The written records of the cultivation of the European grape go back five or six thousand years. The ancient Egyptians, Phœnicians, Greeks and Romans grew the vine and made wine from its fruit. Grape seeds have been found in the remains of European peoples of prehistoric times, showing that primitive men enlivened their scanty fare with wild grapes. Cultivation of the grape in the Old World probably began in the region about the Caspian Sea where the vine has always run wild. We have proof of the great antiquity of the grape in Egypt, for its seeds are found entombed with the oldest mummies. Probably the Phœnicians, the earliest navigators on the Mediterranean, carried the grape from Egypt and Syria to Greece, Rome and other countries bordering on this sea. The domestication of the grape was far advanced in Christ's time, for Pliny, writing then, describes ninety-one kinds of grapes and fifty kinds of wine.
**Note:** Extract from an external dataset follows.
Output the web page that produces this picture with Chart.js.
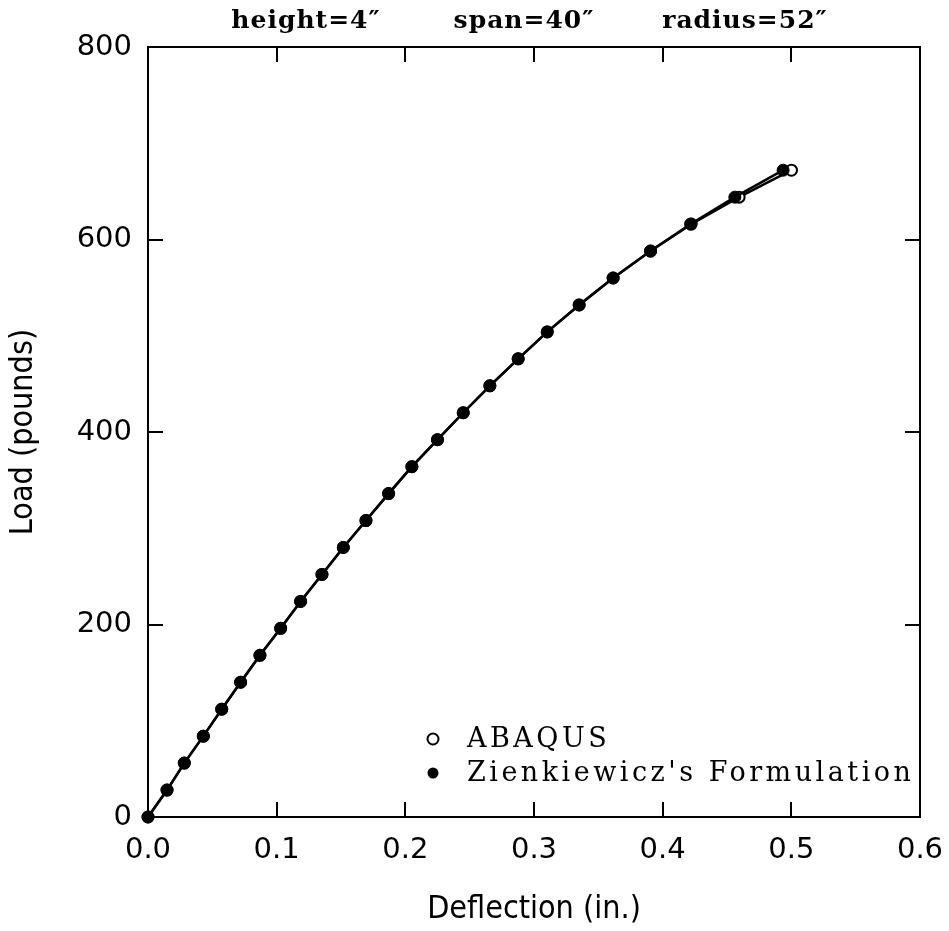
<!DOCTYPE html>
<html>
<head>
<meta charset="utf-8">
<script src="https://cdn.jsdelivr.net/npm/chart.js@4"></script>
<style>
  html, body { margin: 0; padding: 0; background: #fff; }
  #wrap { width: 949px; height: 931px; position: relative; }
</style>
</head>
<body>
<div id="wrap"><canvas id="chartLoad"></canvas></div>
<script>
// load steps (pounds), shared by both series
const loads = [0, 28, 56, 84, 112, 140, 168, 196, 224, 252, 280, 308, 336, 364, 392, 420, 448, 476, 504, 532, 560, 588, 616, 644, 672];
// deflection (in.)
const deflZienk = [0, 0.0148, 0.0282, 0.0430, 0.0573, 0.0720, 0.0870, 0.1031, 0.1186, 0.1352, 0.1518, 0.1694, 0.1870, 0.2051, 0.2250, 0.2450, 0.2657, 0.2877, 0.3103, 0.3351, 0.3615, 0.3906, 0.4217, 0.4561, 0.4936];
const deflAbaqus = [0, 0.0148, 0.0282, 0.0430, 0.0573, 0.0720, 0.0870, 0.1031, 0.1186, 0.1352, 0.1518, 0.1694, 0.1870, 0.2051, 0.2250, 0.2450, 0.2657, 0.2877, 0.3103, 0.3351, 0.3615, 0.3906, 0.4222, 0.4594, 0.5001];
const xTicks = { min: 0, max: 0.6, step: 0.1 };
const yTicks = { min: 0, max: 800, step: 200 };
const topNotes = ['height=4″', 'span=40″', 'radius=52″'];
const legendItems = ['ABAQUS', "Zienkiewicz's Formulation"];

const pts = xs => xs.map((x, i) => ({ x, y: loads[i] }));

// frame + inward tick marks on all four sides
const frame = {
  id: 'frame',
  beforeDatasetsDraw(chart) {
    const { ctx, chartArea: a, scales: { x, y } } = chart;
    const len = 15;
    ctx.save();
    ctx.strokeStyle = '#000';
    ctx.lineWidth = 2;
    ctx.strokeRect(a.left, a.top, a.right - a.left, a.bottom - a.top);
    ctx.beginPath();
    x.ticks.forEach(t => {
      const px = Math.round(x.getPixelForValue(t.value));
      ctx.moveTo(px, a.bottom); ctx.lineTo(px, a.bottom - len);
      ctx.moveTo(px, a.top); ctx.lineTo(px, a.top + len);
    });
    y.ticks.forEach(t => {
      const py = Math.round(y.getPixelForValue(t.value));
      ctx.moveTo(a.left, py); ctx.lineTo(a.left + len, py);
      ctx.moveTo(a.right, py); ctx.lineTo(a.right - len, py);
    });
    ctx.stroke();
    ctx.restore();
  }
};

// header notes and the in-plot legend
const notes = {
  id: 'notes',
  afterDraw(chart) {
    const { ctx, chartArea: a } = chart;
    ctx.save();
    ctx.fillStyle = '#000';
    ctx.textBaseline = 'alphabetic';
    ctx.textAlign = 'center';
    ctx.font = 'bold 25px "DejaVu Serif"';
    ctx.letterSpacing = '1px';
    const cx = [306, 524, 745];
    topNotes.forEach((s, i) => ctx.fillText(s, cx[i], 28));

    ctx.textAlign = 'left';
    ctx.textBaseline = 'middle';
    ctx.font = '27px "DejaVu Serif"';
    ctx.letterSpacing = '3.5px';
    const lx = a.right - 487, ly = a.bottom - 78, gap = 34;
    legendItems.forEach((s, i) => {
      const yy = ly + i * gap;
      ctx.beginPath();
      ctx.arc(lx, yy, 5.5, 0, Math.PI * 2);
      if (i === 0) { ctx.lineWidth = 2; ctx.strokeStyle = '#000'; ctx.stroke(); }
      else { ctx.fill(); }
      ctx.fillText(s, lx + 34, yy + 1);
    });
    ctx.restore();
  }
};

new Chart(document.getElementById('chartLoad'), {
  type: 'scatter',
  data: {
    datasets: [
      { label: legendItems[1], data: pts(deflZienk), showLine: true, borderColor: '#000', borderWidth: 2.5,
        pointRadius: 6, pointBackgroundColor: '#000', pointBorderColor: '#000', pointBorderWidth: 1, clip: false },
      { label: legendItems[0], data: pts(deflAbaqus), showLine: true, borderColor: '#000', borderWidth: 2.5,
        pointRadius: 5.5, pointBackgroundColor: '#fff', pointBorderColor: '#000', pointBorderWidth: 2, clip: false }
    ]
  },
  options: {
    responsive: true, maintainAspectRatio: false, animation: false, devicePixelRatio: 1,
    layout: { padding: { left: 8, top: 47, right: 29, bottom: 5 } },
    plugins: { legend: { display: false }, tooltip: { enabled: false } },
    scales: {
      x: {
        type: 'linear', min: xTicks.min, max: xTicks.max,
        grid: { display: false, drawTicks: false }, border: { display: false },
        ticks: { stepSize: xTicks.step, padding: 16, color: '#000', font: { family: '"DejaVu Sans"', size: 29 },
          callback: v => Number(v).toFixed(1) },
        title: { display: true, text: 'Deflection (in.)', color: '#000', padding: 0,
          font: { family: '"DejaVu Sans Condensed", "DejaVu Sans"', size: 32, lineHeight: 1 } },
        afterFit: s => { s.height = 109; s.paddingLeft = 0; s.paddingRight = 0; }
      },
      y: {
        type: 'linear', min: yTicks.min, max: yTicks.max,
        grid: { display: false, drawTicks: false }, border: { display: false },
        ticks: { stepSize: yTicks.step, padding: 16, color: '#000', font: { family: '"DejaVu Sans"', size: 29 } },
        title: { display: true, text: 'Load (pounds)', color: '#000', padding: 0,
          font: { family: '"DejaVu Sans Condensed", "DejaVu Sans"', size: 32, lineHeight: 1 } },
        afterFit: s => { s.width = 140; s.paddingTop = 0; s.paddingBottom = 0; }
      }
    }
  },
  plugins: [frame, notes]
});
</script>
</body>
</html>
Fig. 1. A shoot of Vitis vinifera.

It can never be known exactly when the European grape came under cultivation. There is no word as to what were the methods and processes of domestication, and whose the minds and hands that remodeled the wild grape of Europe into the grape of the vineyards. The Old World grape was domesticated long before the faint traditions which have been transmitted to our day could possibly have arisen. For knowledge of how wild species of this fruit have been and may be brought under cultivation, we must turn to New World records.